I couldn’t help starting to hum ‘Brush up your Shakespeare’ at this, but he ignored me. This in itself was unusual; he is usually a sucker for Cole Porter. I guess he really was kind of worked up.

“And when anyone expressed concern about (a) the fact that the power to mint URLs is tied up with the regular payment of fees, so it’s really not equally accessible to everyone, or (b) the possibility that URLs don’t have the kind of longevity needed for real persistence, they just told us again, louder, that we should be using URLs for everything.”

“Now, don’t bring up URNs!” I told him, in a warning tone. “We don’t want to open those old wounds again, do we?”

“And why the hell not?” he roared. “What do the SemWeb people think they are playing at?!”

“Well,” I said.

“Either they are surprised at this problem, in which case you have to ask: ‘How can they be surprised? What kind of idiots must they be not to have seen this coming?’“

“Well,” I said.

“Or else they aren’t surprised, in which case you have to ask what they are smoking! Is it their attention span so short that it has never occurred to them that names sometimes need to last for longer than Netscape, Inc., happens to be in business?”

“Well,” I said. I realized I didn’t really have a good answer.

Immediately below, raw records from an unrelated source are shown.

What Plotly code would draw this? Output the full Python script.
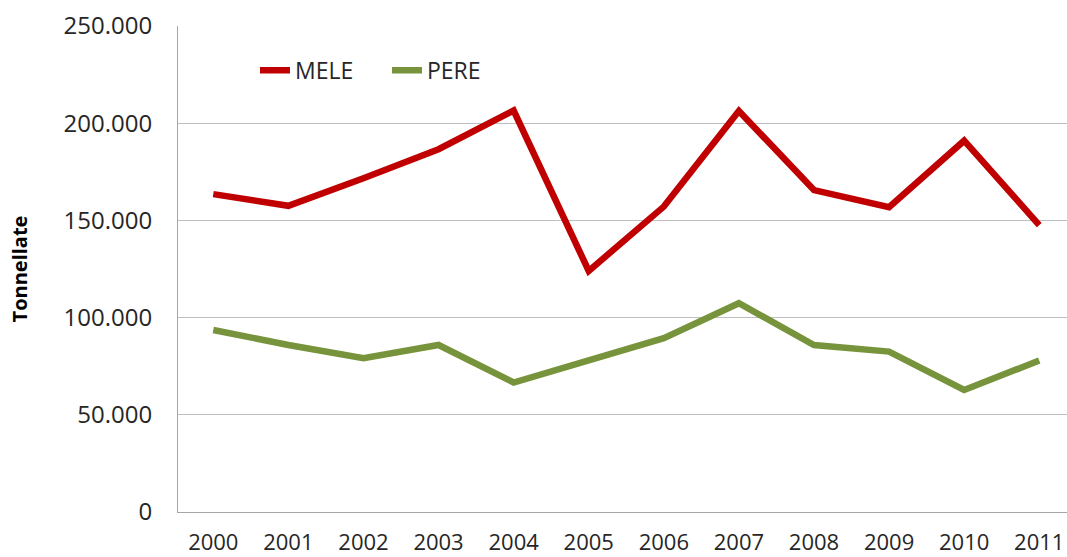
import plotly.graph_objects as go

years = ["2000", "2001", "2002", "2003", "2004", "2005", "2006", "2007", "2008", "2009", "2010", "2011"]
mele = [163500, 157500, 171700, 186600, 206500, 124000, 157100, 206300, 165600, 156800, 191000, 147600]
pere = [93600, 85900, 79100, 85900, 66600, 78400, 89400, 107400, 85900, 82500, 62800, 77900]
y_ticks = [0, 50000, 100000, 150000, 200000, 250000]

FONT = "Open Sans"

fig = go.Figure()
fig.add_trace(go.Scatter(x=years, y=mele, name="MELE", mode="lines",
                         line=dict(color="#c00000", width=6.5)))
fig.add_trace(go.Scatter(x=years, y=pere, name="PERE", mode="lines",
                         line=dict(color="#77933c", width=6.5)))

fig.update_layout(
    width=1067, height=557,
    margin=dict(l=178, r=0, t=26, b=45, autoexpand=False),
    paper_bgcolor="white", plot_bgcolor="white",
    separators=",.",
    font=dict(family=FONT, color="#262626"),
    showlegend=True,
    legend=dict(orientation="h", x=0.0866, y=0.909, xanchor="left", yanchor="middle",
                font=dict(size=23, family=FONT, color="#262626"),
                bgcolor="rgba(0,0,0,0)", entrywidth=87),
    xaxis=dict(type="category", categoryorder="array", categoryarray=years,
               range=[-0.47, 11.37], automargin=False,
               showgrid=False, showline=True, linecolor="#a6a6a6", linewidth=1,
               ticks="", tickfont=dict(size=22, family=FONT, color="#262626"),
               ticklabelstandoff=11),
    yaxis=dict(range=[0, 250000], tickvals=y_ticks, tickformat=",d", automargin=False,
               showgrid=True, gridcolor="#bfbfbf", gridwidth=1,
               showline=True, linecolor="#a6a6a6", linewidth=1,
               zeroline=False, ticks="",
               tickfont=dict(size=24, family=FONT, color="#262626"),
               ticklabelstandoff=20,
               title=dict(text="<b>Tonnellate</b>", font=dict(size=20, family=FONT, color="#000000"),
                          standoff=30)),
)

fig.write_html(
    "out.html",
    config={"displayModeBar": False},
    post_script="document.body.style.margin='0';document.body.style.overflow='hidden';",
)
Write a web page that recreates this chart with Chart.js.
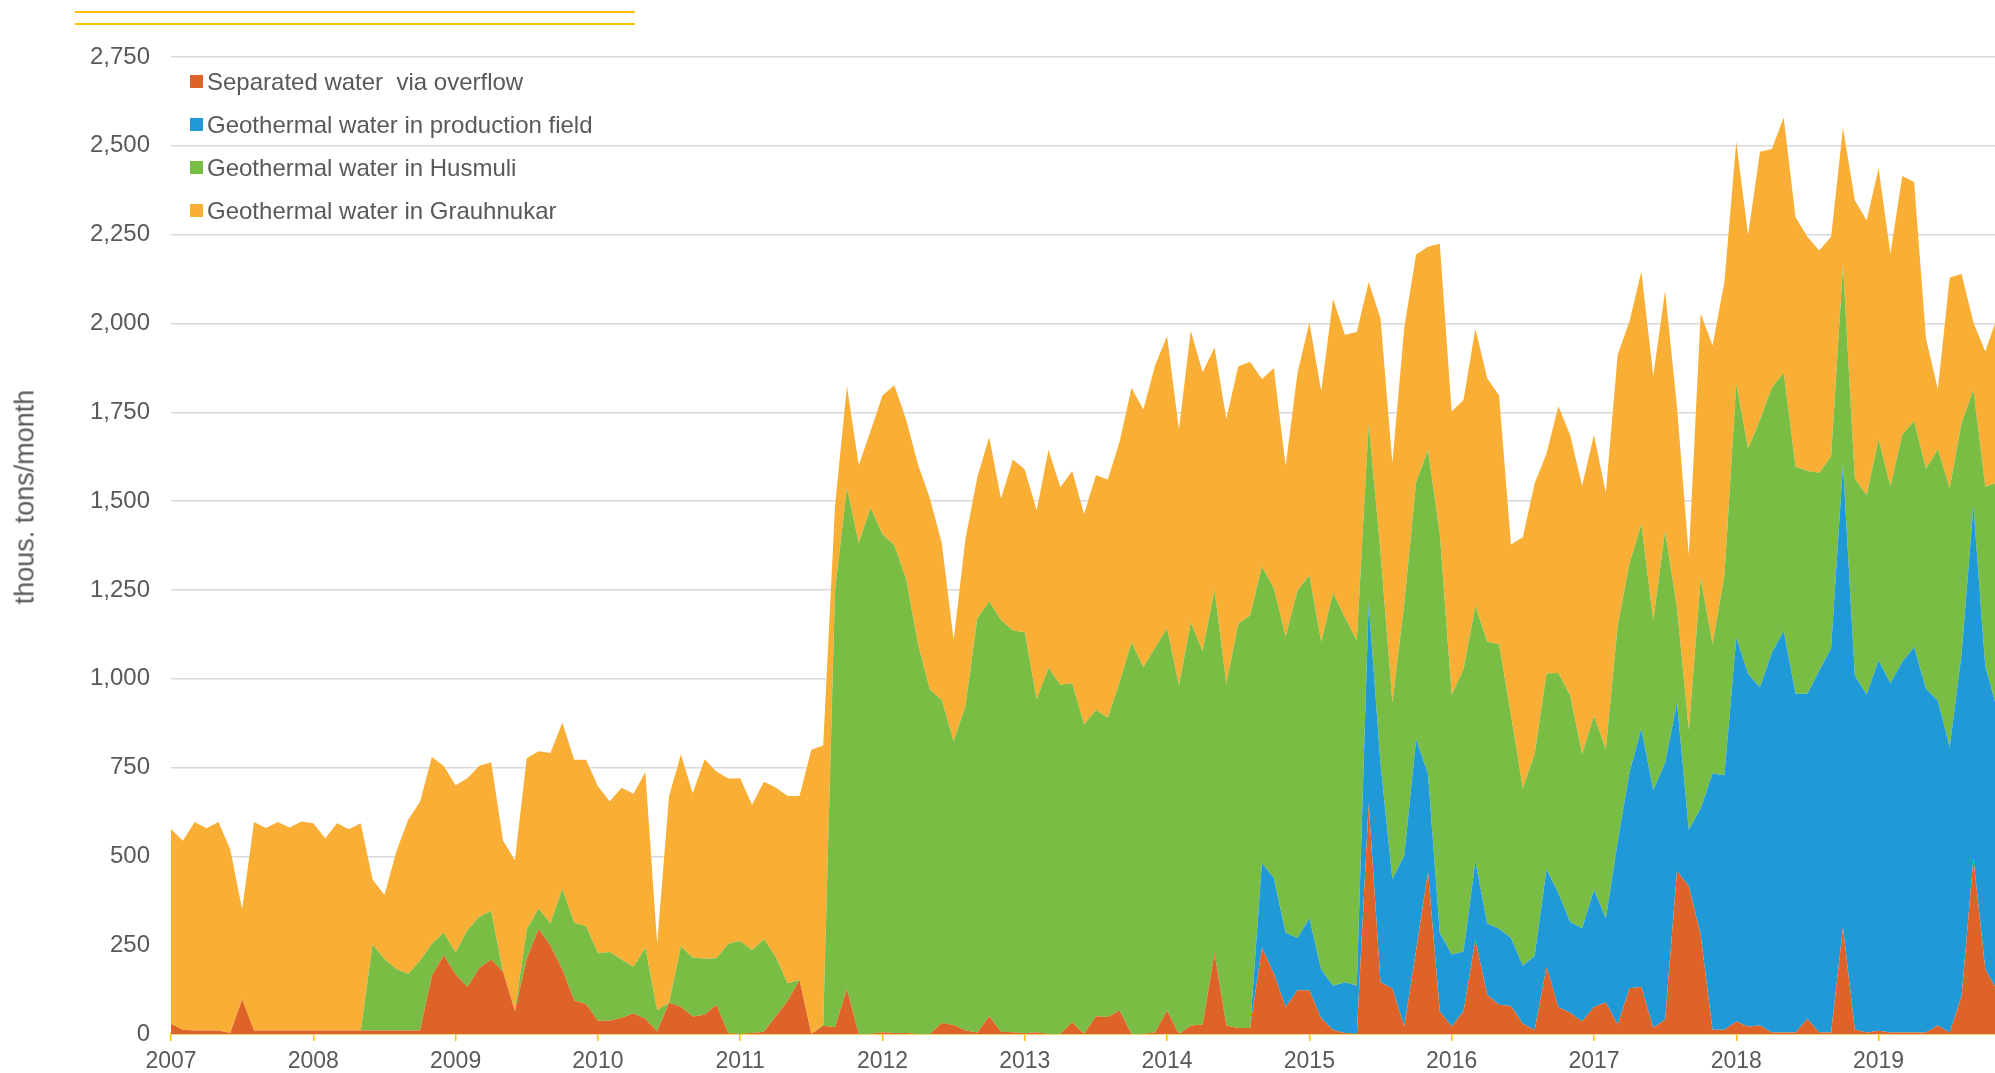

“And you?!” he snarled, turning on me and grabbing my lapels. “You were there for years — you couldn’t take a moment to point out to them that a naming convention can be used for everything we care about only if it can be used for the monuments of human culture? You couldn’t be bothered to point out that URLs can be suitable for naming parts of our cultural heritage only if they can last for a few hundred, preferably a few tens of thousands, of years? What use are you?!”

“Well,” I said.

“What use are URLs and their much hyped dereferenceability, if they can break this fast?”

“Well,” I said.

Long pause.

I am not sure Enrique’s complaints are entirely fair, but I also didn’t know how to answer them. I fear he is still waiting for an answer.